Startling NASA Satellite Image Shows Hurricane Ian's Wide Eye
The powerful storm's eye appeared as a massive swirl of clouds just hours before landfall in Florida.

NASA's Landsat 8 satellite captured this natural-color view of Hurricane Ian's eye on Sept. 28, 2022.
Large areas of Florida are working on recovery and cleanup after a devastating blow from powerful Hurricane Ian last week that's claimed at least 100 lives. Scientists are working to learn more about the hurricane's behavior to help with forecasts for future storms. A NASA satellite view of the storm's eye on Sept. 28 gives some clues as to why Ian was so dangerous.
An overlay map shows where Ian's eye was on Sept. 28, 2022 as it approached Florida.
NASA operates the Earth-observing Landsat 8 satellite along with the United States Geological Survey. The hurricane's eye is shown with remarkable clarity with a surrounding of clouds and blue-green water visible below. The image is in natural color so it's what you'd see looking down with your own eyes.
The area surrounding the eye is made of a ring of thunderstorms called the eyewall. "The swirling clouds along the edges of the eyewall are mesovortices -- small-scale rotational features found in hurricanes with unusually strong winds," NASA said in a statement on Tuesday.
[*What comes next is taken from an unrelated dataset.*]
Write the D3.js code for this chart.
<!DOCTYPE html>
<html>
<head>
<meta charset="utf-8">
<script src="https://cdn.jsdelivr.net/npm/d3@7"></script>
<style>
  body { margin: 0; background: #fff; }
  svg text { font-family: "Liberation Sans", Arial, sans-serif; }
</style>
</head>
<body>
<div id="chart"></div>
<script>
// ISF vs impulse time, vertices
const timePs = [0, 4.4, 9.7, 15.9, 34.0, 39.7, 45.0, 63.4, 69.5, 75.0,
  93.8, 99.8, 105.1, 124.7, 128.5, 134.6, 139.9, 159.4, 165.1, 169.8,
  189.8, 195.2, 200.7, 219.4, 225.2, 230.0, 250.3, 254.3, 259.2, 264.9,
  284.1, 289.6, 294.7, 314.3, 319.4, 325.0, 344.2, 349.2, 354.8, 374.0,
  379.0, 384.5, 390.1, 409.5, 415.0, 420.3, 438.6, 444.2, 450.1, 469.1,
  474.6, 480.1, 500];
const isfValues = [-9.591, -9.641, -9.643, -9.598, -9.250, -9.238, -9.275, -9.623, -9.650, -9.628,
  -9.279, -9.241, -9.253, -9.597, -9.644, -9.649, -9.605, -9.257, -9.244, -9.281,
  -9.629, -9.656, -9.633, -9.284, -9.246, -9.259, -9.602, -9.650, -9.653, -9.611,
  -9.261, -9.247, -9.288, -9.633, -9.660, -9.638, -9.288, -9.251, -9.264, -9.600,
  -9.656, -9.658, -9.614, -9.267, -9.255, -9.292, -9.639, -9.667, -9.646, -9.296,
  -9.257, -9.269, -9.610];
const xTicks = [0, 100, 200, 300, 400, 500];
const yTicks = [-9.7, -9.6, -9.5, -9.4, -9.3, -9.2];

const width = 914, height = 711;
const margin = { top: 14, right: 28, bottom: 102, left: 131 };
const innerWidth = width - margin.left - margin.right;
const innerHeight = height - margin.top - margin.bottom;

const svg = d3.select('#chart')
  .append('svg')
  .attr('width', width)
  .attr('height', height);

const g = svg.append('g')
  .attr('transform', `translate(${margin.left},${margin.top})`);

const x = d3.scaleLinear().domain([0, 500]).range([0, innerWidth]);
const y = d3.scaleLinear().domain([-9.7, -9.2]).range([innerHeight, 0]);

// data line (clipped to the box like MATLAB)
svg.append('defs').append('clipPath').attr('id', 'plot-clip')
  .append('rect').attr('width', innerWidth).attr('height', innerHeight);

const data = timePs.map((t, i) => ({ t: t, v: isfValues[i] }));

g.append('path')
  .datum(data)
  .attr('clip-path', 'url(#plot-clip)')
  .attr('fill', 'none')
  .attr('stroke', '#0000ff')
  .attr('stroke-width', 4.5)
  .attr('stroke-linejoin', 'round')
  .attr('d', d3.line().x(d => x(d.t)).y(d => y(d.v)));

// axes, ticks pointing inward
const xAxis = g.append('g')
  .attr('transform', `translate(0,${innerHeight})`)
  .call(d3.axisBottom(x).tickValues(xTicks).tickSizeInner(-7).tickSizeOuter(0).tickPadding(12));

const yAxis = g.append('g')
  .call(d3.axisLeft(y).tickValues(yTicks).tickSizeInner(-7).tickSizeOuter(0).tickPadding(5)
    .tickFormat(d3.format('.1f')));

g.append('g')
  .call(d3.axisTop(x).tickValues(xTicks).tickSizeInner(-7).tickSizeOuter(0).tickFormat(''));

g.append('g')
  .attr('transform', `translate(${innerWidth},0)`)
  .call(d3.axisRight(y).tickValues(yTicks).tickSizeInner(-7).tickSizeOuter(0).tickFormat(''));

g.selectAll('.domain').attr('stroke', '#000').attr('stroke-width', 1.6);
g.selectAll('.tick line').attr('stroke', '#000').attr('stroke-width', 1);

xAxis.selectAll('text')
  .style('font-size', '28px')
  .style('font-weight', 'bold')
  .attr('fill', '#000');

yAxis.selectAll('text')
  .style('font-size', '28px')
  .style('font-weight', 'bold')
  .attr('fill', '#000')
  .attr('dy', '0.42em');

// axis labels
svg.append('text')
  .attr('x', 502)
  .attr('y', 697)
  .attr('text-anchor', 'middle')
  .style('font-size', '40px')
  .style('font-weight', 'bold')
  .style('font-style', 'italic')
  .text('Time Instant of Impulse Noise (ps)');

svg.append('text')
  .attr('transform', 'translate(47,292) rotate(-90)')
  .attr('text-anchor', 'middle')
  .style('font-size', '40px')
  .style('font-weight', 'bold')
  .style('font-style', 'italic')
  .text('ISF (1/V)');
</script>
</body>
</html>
Ian reached Florida as a slow-moving, tremendously powerful Category 4 storm. At the time of the image -- just three hours before the storm reached the island of Caya Costa -- the eye stretched 26 miles (42 kilometers) across, down from an earlier width of 34 miles (55 kilometers).
"Those breathtaking low-level cloud swirls in Ian's eye might provide clues into some important processes that affect a hurricane's intensity," said researcher Justin Whitaker, in a NASA Earth Observatory statement on Saturday. Scientists will continue to study the data and imagery from Ian.
For a very different view of Ian's eye, you can ride along with the Hurricane Hunters aircraft that flew into its center before it reached Florida.
Ian may be a harbinger for storms to come as studies show human-caused climate change is making Atlantic hurricanes wetter and more dangerous.